According to his metaphysics, which truly deserves this name in this regard, these simple beings offer us phenomena, that is, an image of themselves, which is no longer and thus not attributable to reality, and spatial and temporal relations would then be a construction of the subject, or as the fashionable term of the time was, the self. These simple beings should, and simple they should be since they only possess one quality, which is self-preservation, nonetheless generate the manifold phenomena we deal with in nature, which one should then regard less as mere thought constructs. Such little magicians, who should also make up reality, could hardly be esteemed enough.
I am of the opinion that the effect of simple beings extends into all the phenomena we deal with. Then the condition that they must be simple and only possess the quality of self-preservation no longer applies, then they can be entire worlds; imagine, each particle of the microworld could be a whole world.

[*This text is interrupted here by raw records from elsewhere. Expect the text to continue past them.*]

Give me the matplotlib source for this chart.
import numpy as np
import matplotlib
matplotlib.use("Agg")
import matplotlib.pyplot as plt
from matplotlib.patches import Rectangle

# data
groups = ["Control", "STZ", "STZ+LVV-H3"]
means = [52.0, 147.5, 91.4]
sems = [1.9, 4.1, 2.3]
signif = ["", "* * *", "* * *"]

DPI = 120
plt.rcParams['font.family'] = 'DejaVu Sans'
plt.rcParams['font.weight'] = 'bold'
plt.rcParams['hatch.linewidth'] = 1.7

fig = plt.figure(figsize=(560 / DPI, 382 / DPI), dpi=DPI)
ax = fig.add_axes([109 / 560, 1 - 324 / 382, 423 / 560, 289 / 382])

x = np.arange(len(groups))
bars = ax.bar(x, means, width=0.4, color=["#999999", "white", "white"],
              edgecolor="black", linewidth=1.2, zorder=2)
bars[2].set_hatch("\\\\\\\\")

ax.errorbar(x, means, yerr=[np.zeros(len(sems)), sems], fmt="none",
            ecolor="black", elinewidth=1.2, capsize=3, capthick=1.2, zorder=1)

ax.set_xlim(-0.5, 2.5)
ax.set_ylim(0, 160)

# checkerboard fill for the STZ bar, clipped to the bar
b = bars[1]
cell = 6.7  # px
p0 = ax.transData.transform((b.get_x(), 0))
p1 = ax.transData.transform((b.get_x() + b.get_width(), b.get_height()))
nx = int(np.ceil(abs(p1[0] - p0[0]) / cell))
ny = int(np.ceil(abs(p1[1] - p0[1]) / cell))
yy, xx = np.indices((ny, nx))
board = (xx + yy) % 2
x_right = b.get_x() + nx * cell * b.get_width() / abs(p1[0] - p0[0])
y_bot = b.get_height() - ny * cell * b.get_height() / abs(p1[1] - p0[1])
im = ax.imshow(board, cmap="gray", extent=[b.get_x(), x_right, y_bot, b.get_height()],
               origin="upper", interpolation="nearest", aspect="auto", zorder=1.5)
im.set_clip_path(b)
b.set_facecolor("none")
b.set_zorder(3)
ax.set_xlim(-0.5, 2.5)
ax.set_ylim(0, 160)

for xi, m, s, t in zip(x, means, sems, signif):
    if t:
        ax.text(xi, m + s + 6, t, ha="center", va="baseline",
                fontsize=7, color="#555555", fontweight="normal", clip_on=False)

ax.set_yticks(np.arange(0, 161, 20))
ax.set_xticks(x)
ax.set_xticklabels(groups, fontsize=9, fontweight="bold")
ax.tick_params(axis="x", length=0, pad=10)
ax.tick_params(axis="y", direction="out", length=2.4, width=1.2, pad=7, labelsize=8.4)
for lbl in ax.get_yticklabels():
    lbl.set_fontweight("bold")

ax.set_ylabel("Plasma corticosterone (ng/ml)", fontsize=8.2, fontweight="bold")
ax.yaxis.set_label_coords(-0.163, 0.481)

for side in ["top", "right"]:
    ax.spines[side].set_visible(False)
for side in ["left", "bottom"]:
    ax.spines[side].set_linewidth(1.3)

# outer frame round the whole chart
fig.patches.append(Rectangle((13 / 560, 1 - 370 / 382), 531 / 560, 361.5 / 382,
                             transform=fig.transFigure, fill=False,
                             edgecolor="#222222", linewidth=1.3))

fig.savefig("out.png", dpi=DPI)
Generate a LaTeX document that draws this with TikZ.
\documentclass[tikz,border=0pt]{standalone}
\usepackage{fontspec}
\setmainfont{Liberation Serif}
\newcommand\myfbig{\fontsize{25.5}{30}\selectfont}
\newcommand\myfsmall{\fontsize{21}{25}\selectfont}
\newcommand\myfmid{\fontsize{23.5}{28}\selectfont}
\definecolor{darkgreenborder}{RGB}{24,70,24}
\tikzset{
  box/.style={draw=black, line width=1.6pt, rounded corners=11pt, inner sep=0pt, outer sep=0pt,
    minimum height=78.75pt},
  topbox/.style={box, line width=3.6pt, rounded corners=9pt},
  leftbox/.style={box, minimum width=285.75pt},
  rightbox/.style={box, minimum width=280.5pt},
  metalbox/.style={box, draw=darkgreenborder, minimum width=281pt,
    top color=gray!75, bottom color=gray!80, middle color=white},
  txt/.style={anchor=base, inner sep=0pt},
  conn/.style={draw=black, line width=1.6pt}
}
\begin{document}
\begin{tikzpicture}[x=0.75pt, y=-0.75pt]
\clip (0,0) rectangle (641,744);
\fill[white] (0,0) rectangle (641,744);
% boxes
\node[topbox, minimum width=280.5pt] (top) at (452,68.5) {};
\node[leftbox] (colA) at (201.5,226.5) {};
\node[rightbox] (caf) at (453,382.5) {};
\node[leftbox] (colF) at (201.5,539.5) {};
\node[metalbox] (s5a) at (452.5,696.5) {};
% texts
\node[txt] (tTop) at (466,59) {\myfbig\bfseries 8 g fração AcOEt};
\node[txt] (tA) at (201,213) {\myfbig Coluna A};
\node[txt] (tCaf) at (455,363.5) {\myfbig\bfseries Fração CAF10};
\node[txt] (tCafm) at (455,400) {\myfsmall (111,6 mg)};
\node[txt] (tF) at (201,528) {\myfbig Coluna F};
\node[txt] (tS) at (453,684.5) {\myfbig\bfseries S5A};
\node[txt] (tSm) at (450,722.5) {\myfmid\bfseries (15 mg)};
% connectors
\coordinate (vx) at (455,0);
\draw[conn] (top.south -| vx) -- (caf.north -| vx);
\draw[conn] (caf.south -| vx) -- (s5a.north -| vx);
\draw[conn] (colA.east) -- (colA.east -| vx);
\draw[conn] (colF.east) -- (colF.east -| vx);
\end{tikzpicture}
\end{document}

Gustav Theodor Fechner, whom we recently had as a virtual guest in Berlin and who at least acknowledges poetry, now condensed matter into atoms, which according to his ideas are mathematical points, leaving no room for any quality, but sees such only in the relationships between atoms.
Fechner’s favorite poet is Friedrich Rückert, and I would like to paraphrase some verses from him: The world is not finished; it is in eternal becoming /And its freedom would not endanger yours /With dead machinery, it does not interfere with you /You are a vital drive to it, great or small /It strives towards its goal – struggling with all spirits /And only if your spirit helps it will it succeed.

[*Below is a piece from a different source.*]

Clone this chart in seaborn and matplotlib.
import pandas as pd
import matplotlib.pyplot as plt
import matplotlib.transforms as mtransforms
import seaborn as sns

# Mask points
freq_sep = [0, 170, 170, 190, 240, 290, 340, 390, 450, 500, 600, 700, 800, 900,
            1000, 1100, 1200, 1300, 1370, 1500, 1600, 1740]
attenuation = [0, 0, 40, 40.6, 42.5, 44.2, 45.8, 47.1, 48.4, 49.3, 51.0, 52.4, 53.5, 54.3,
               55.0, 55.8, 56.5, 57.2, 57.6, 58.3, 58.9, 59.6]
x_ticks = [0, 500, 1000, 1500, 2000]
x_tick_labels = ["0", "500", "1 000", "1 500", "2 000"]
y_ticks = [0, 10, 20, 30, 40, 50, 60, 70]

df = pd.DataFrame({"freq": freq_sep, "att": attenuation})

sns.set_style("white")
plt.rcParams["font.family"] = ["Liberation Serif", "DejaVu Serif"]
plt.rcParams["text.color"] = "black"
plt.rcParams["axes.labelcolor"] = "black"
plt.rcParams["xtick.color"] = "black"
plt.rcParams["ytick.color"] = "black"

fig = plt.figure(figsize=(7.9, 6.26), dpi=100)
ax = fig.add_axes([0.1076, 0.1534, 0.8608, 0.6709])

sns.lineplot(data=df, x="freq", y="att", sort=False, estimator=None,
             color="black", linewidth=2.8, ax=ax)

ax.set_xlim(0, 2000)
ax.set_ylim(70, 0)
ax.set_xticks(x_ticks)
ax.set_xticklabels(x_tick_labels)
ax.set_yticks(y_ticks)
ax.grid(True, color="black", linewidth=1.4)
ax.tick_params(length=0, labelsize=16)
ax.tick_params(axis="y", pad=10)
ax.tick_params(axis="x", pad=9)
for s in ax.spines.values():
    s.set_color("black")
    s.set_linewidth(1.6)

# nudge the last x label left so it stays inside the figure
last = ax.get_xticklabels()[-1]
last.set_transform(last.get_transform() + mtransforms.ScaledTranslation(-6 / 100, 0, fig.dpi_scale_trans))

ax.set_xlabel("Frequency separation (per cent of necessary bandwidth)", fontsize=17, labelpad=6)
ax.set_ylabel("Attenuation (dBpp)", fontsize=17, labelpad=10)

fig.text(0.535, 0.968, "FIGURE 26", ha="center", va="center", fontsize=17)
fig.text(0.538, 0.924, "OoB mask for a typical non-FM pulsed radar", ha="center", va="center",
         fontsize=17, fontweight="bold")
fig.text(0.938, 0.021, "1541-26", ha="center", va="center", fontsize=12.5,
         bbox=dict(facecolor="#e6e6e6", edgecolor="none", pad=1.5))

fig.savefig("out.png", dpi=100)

This is very close to the responsibility of humanity for nature discovered by Dante in his Monarchia, that is, all that humanity is and surrounds it.
We also want to bring an unknown person from obscurity, whom Fechner quotes in his book Zend Avesta, a certain Schaller: It is not just a poetic license when the whole natural environment of man is depicted as sensitive when man calls on nature for sympathy, questions it, and communicates his joy and sorrow to it.

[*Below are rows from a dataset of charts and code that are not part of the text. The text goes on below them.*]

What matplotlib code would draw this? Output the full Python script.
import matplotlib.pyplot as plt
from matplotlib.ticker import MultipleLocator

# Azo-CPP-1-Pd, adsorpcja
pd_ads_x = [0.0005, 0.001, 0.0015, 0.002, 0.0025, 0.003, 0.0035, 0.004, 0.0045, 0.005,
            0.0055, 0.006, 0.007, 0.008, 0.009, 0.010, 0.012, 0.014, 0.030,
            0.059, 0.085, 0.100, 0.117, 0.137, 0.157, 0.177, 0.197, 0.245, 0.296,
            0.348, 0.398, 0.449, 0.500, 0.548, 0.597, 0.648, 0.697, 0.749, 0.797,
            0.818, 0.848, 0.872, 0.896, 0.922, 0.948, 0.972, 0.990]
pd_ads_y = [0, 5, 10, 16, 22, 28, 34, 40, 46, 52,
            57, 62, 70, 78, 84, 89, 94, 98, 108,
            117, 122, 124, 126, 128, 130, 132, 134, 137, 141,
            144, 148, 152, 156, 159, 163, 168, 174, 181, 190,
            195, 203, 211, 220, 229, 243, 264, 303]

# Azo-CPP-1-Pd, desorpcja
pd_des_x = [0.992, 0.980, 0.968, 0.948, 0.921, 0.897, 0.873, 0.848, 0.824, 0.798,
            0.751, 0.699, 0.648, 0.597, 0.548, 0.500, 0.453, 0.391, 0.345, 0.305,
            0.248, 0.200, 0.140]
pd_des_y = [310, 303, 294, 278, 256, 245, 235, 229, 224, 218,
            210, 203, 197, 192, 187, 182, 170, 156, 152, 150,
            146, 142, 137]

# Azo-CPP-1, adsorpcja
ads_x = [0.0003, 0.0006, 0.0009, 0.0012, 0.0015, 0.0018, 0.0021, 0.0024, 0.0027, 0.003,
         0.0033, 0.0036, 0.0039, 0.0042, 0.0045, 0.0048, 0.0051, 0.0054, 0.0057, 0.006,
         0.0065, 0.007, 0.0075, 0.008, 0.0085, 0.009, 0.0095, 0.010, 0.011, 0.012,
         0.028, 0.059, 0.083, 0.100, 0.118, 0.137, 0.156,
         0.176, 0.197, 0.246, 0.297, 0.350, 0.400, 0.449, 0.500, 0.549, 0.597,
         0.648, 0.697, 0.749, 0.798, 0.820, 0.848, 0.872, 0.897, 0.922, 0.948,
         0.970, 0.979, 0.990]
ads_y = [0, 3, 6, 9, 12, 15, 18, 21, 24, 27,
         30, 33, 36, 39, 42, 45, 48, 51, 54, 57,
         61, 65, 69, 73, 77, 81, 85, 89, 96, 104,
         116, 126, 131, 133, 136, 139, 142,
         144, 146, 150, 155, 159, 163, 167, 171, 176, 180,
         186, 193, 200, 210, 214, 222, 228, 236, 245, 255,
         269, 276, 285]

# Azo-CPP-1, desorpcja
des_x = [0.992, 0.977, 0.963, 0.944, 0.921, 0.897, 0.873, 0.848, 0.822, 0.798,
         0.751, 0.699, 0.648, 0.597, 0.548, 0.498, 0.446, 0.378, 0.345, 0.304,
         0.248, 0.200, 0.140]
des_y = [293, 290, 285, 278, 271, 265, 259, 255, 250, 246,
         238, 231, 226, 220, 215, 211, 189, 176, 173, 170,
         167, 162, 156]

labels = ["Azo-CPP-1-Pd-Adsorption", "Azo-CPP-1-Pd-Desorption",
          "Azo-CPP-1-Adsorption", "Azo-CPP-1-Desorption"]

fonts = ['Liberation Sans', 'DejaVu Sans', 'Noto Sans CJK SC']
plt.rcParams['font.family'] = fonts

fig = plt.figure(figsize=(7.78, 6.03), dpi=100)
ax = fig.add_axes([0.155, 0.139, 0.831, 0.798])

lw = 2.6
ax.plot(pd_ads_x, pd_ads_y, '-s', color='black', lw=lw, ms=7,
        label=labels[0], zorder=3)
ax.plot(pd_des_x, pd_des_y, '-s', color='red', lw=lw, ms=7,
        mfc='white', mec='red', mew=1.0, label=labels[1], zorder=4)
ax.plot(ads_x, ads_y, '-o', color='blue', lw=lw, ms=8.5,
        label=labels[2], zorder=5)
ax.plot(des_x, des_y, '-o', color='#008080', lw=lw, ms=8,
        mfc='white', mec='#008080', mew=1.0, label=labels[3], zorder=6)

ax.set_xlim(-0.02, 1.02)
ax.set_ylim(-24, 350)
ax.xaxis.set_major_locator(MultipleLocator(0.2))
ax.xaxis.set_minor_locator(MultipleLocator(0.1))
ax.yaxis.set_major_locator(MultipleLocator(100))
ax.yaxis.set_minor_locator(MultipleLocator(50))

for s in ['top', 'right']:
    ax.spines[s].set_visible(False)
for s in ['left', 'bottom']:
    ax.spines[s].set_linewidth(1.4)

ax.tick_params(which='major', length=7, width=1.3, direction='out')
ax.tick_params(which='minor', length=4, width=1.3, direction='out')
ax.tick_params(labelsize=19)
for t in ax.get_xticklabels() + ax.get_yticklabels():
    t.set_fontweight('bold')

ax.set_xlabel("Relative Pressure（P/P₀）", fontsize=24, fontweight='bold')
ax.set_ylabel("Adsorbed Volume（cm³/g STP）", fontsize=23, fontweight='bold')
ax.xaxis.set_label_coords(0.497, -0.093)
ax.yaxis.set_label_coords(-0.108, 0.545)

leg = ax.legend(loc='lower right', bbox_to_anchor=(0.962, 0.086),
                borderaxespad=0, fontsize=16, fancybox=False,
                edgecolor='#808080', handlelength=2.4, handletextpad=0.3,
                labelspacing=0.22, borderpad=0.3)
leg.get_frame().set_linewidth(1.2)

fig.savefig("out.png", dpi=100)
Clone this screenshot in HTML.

To a religious person, it might seem unusual to turn to nature instead of God with a plea for sympathy, and it is perhaps a relapse or a return to times when deities were worshipped in nature. As nature was increasingly understood, conceptions of God became more and more spiritualized, and no one probably imagines him today floating on a cloud with his angels beside him. Nevertheless, the Sistine Chapel with the awakening of Adam by God certainly expresses something true.
Fechner is also very devout and cautiously includes the elements of nature, such as Mother Earth, while in Herbart’s metaphysics, God is not mentioned at all.
Should we go so far as to attribute reality only to simple beings and perhaps even regard these as Leibniz’s monads, these windowless beings, in which it would by no means be so simple. In practical terms, it does not really matter. Even if we lived in a world of illusion, which is mirrored to us by these beings, we would still derive a different responsibility from it, and comfort would come to us only from subjects that we also recognize as such.
Then rather closer comfort and responsibility, tangible and experienced by everyone, starting from our own mind and body, through our pet or houseplant to climate change, and not to forget the other selves, on whom we have been practicing all this for a long time if we possess a moral sense, and who should serve as a foil for us to imagine the smallest and the largest.